How much does work vs play factor in? Though I really enjoy painting, it’s something I do with a very targeted result. Photography is more of a passion project. While it’s essential for shooting reference and finished work, it has no further financial incentive which feels very liberating. I also notice how much the user experience of cameras might make a huge difference even if end results are similar, and sometimes I want one experience, sometimes another. Am I overlooking this in my painting process by taking a more universal approach to everything?
There are also downsides of tool obsession. I sometimes feel a bit anxious or paralyzed in choosing a camera kit for traveling. If shooting just for fun, I agonize over what to grab. It’s hard to enjoy using the thing I like sometimes because I keep second guessing or thinking about other options that aren’t getting used. I might even end up staying home because I get too stressed over what to shoot with, which means I’ve completely lost sight of the original objective: to go out and make pictures!
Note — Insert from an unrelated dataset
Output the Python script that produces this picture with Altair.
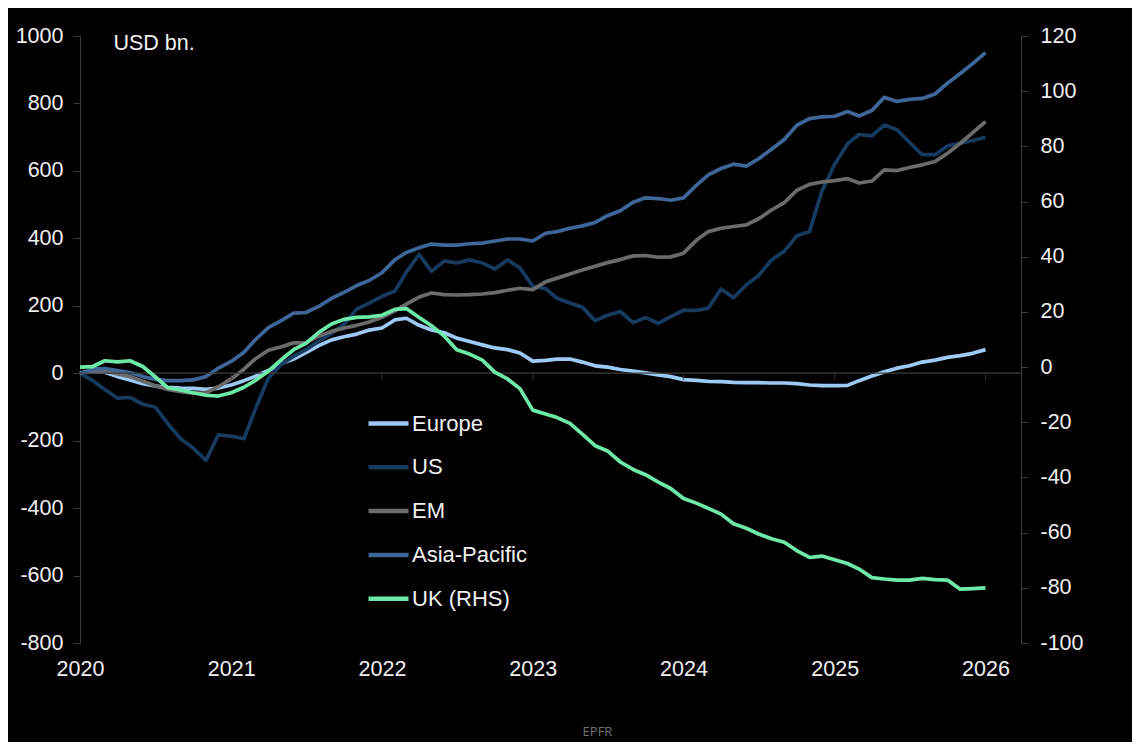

I never feel like that about my painting tools. They’re constant, steady, and reliable. I don’t think about materials at all when sitting down to work. The joy is all in the doing rather than anticipation of doing.
Deep down, I know I’d be a happier photographer if I wasn’t always pulled in so many directions or looking for another better thing. I also wonder if I’d be a more creative painter if I wasn’t so rigid and was more curious about new options. While I believe simplicity helps really focus on mastering your medium, I also remember several times being gifted some material, pigment, or surface which made a long term impact on my workflow.
In any case, I still haven’t found a perfect substitute for my beloved discontinued Loew Cornell Golden Taklon shaders. Along those lines, may I ask what type of brush do you use?